▼▼▼
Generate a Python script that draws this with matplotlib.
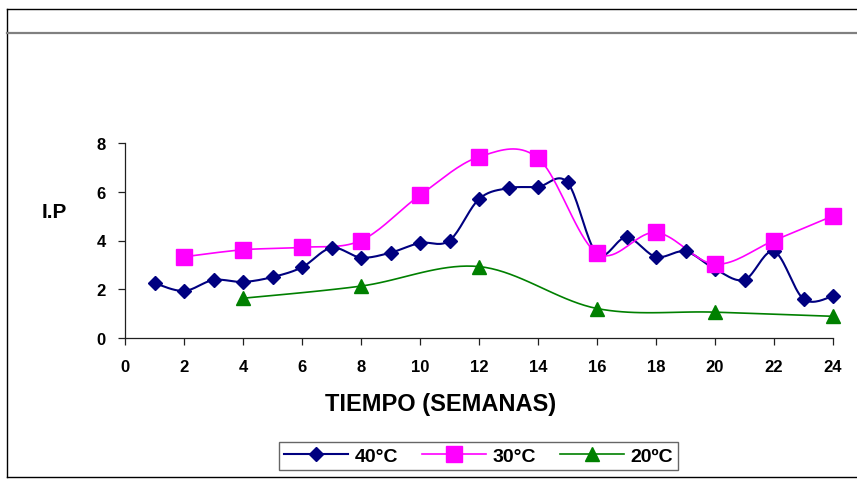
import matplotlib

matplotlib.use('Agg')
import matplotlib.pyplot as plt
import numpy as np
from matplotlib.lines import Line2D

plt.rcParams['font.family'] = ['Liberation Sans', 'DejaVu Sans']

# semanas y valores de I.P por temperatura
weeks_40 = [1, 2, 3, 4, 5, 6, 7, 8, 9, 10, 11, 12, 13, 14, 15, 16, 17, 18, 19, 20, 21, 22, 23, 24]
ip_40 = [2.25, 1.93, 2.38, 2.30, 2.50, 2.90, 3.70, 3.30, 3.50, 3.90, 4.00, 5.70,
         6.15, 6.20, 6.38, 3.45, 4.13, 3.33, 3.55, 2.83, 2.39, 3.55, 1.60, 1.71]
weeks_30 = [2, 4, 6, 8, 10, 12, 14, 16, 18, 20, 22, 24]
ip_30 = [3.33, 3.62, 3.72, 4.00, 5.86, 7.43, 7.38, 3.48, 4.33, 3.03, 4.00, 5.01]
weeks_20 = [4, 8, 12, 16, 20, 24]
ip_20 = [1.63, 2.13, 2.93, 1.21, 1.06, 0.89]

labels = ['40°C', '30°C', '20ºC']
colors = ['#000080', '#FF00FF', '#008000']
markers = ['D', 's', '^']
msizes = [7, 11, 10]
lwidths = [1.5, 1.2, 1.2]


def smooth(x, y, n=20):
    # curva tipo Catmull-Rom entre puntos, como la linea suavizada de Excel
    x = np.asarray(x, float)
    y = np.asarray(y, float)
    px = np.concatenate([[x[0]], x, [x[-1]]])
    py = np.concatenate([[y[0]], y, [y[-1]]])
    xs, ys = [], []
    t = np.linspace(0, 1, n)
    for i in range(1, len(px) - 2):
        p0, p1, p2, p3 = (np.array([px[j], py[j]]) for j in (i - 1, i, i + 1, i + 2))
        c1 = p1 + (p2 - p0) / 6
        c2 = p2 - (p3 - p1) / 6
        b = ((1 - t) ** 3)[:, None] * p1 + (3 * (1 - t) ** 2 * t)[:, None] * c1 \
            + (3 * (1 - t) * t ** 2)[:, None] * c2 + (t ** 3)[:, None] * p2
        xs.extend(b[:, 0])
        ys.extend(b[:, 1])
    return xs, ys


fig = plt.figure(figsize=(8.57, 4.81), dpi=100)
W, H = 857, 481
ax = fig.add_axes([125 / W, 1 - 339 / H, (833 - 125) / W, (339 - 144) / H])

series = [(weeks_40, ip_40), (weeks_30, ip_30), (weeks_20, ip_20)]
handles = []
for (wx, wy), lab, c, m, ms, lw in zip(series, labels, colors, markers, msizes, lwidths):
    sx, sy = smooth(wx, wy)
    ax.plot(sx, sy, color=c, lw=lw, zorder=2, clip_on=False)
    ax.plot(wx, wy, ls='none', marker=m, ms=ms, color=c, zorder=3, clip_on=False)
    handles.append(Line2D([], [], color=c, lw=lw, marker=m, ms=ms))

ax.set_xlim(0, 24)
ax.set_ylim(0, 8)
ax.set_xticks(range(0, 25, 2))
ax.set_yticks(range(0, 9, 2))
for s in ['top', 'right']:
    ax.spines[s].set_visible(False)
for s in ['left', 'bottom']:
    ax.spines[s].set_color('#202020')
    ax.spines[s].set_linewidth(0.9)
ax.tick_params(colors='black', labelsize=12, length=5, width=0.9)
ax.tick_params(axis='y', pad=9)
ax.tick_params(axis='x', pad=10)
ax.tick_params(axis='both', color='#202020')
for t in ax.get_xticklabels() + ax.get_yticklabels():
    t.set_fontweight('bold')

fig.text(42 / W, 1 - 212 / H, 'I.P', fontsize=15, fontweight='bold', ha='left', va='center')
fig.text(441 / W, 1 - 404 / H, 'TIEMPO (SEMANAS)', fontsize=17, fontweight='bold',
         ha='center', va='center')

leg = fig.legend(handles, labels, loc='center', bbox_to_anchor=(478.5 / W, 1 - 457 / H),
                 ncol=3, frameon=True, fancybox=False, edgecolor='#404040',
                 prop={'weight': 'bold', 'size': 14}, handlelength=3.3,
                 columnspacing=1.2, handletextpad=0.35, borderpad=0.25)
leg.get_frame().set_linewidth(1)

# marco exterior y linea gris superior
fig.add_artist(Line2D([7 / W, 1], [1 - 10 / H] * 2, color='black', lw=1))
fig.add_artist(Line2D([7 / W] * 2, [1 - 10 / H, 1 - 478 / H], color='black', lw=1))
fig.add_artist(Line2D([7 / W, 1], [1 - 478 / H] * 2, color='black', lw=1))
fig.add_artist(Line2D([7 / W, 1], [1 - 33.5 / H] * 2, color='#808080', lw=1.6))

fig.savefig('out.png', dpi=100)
▲▲▲
● CHALLENGE
Copy the data word for word. Pictures do not go in the copy.

● REPLY
Generate a Python script that draws this with matplotlib.
import matplotlib

matplotlib.use('Agg')
import matplotlib.pyplot as plt
import numpy as np
from matplotlib.lines import Line2D

plt.rcParams['font.family'] = ['Liberation Sans', 'DejaVu Sans']

# semanas y valores de I.P por temperatura
weeks_40 = [1, 2, 3, 4, 5, 6, 7, 8, 9, 10, 11, 12, 13, 14, 15, 16, 17, 18, 19, 20, 21, 22, 23, 24]
ip_40 = [2.25, 1.93, 2.38, 2.30, 2.50, 2.90, 3.70, 3.30, 3.50, 3.90, 4.00, 5.70,
         6.15, 6.20, 6.38, 3.45, 4.13, 3.33, 3.55, 2.83, 2.39, 3.55, 1.60, 1.71]
weeks_30 = [2, 4, 6, 8, 10, 12, 14, 16, 18, 20, 22, 24]
ip_30 = [3.33, 3.62, 3.72, 4.00, 5.86, 7.43, 7.38, 3.48, 4.33, 3.03, 4.00, 5.01]
weeks_20 = [4, 8, 12, 16, 20, 24]
ip_20 = [1.63, 2.13, 2.93, 1.21, 1.06, 0.89]

labels = ['40°C', '30°C', '20ºC']
colors = ['#000080', '#FF00FF', '#008000']
markers = ['D', 's', '^']
msizes = [7, 11, 10]
lwidths = [1.5, 1.2, 1.2]


def smooth(x, y, n=20):
    # curva tipo Catmull-Rom entre puntos, como la linea suavizada de Excel
    x = np.asarray(x, float)
    y = np.asarray(y, float)
    px = np.concatenate([[x[0]], x, [x[-1]]])
    py = np.concatenate([[y[0]], y, [y[-1]]])
    xs, ys = [], []
    t = np.linspace(0, 1, n)
    for i in range(1, len(px) - 2):
        p0, p1, p2, p3 = (np.array([px[j], py[j]]) for j in (i - 1, i, i + 1, i + 2))
        c1 = p1 + (p2 - p0) / 6
        c2 = p2 - (p3 - p1) / 6
        b = ((1 - t) ** 3)[:, None] * p1 + (3 * (1 - t) ** 2 * t)[:, None] * c1 \
            + (3 * (1 - t) * t ** 2)[:, None] * c2 + (t ** 3)[:, None] * p2
        xs.extend(b[:, 0])
        ys.extend(b[:, 1])
    return xs, ys


fig = plt.figure(figsize=(8.57, 4.81), dpi=100)
W, H = 857, 481
ax = fig.add_axes([125 / W, 1 - 339 / H, (833 - 125) / W, (339 - 144) / H])

series = [(weeks_40, ip_40), (weeks_30, ip_30), (weeks_20, ip_20)]
handles = []
for (wx, wy), lab, c, m, ms, lw in zip(series, labels, colors, markers, msizes, lwidths):
    sx, sy = smooth(wx, wy)
    ax.plot(sx, sy, color=c, lw=lw, zorder=2, clip_on=False)
    ax.plot(wx, wy, ls='none', marker=m, ms=ms, color=c, zorder=3, clip_on=False)
    handles.append(Line2D([], [], color=c, lw=lw, marker=m, ms=ms))

ax.set_xlim(0, 24)
ax.set_ylim(0, 8)
ax.set_xticks(range(0, 25, 2))
ax.set_yticks(range(0, 9, 2))
for s in ['top', 'right']:
    ax.spines[s].set_visible(False)
for s in ['left', 'bottom']:
    ax.spines[s].set_color('#202020')
    ax.spines[s].set_linewidth(0.9)
ax.tick_params(colors='black', labelsize=12, length=5, width=0.9)
ax.tick_params(axis='y', pad=9)
ax.tick_params(axis='x', pad=10)
ax.tick_params(axis='both', color='#202020')
for t in ax.get_xticklabels() + ax.get_yticklabels():
    t.set_fontweight('bold')

fig.text(42 / W, 1 - 212 / H, 'I.P', fontsize=15, fontweight='bold', ha='left', va='center')
fig.text(441 / W, 1 - 404 / H, 'TIEMPO (SEMANAS)', fontsize=17, fontweight='bold',
         ha='center', va='center')

leg = fig.legend(handles, labels, loc='center', bbox_to_anchor=(478.5 / W, 1 - 457 / H),
                 ncol=3, frameon=True, fancybox=False, edgecolor='#404040',
                 prop={'weight': 'bold', 'size': 14}, handlelength=3.3,
                 columnspacing=1.2, handletextpad=0.35, borderpad=0.25)
leg.get_frame().set_linewidth(1)

# marco exterior y linea gris superior
fig.add_artist(Line2D([7 / W, 1], [1 - 10 / H] * 2, color='black', lw=1))
fig.add_artist(Line2D([7 / W] * 2, [1 - 10 / H, 1 - 478 / H], color='black', lw=1))
fig.add_artist(Line2D([7 / W, 1], [1 - 478 / H] * 2, color='black', lw=1))
fig.add_artist(Line2D([7 / W, 1], [1 - 33.5 / H] * 2, color='#808080', lw=1.6))

fig.savefig('out.png', dpi=100)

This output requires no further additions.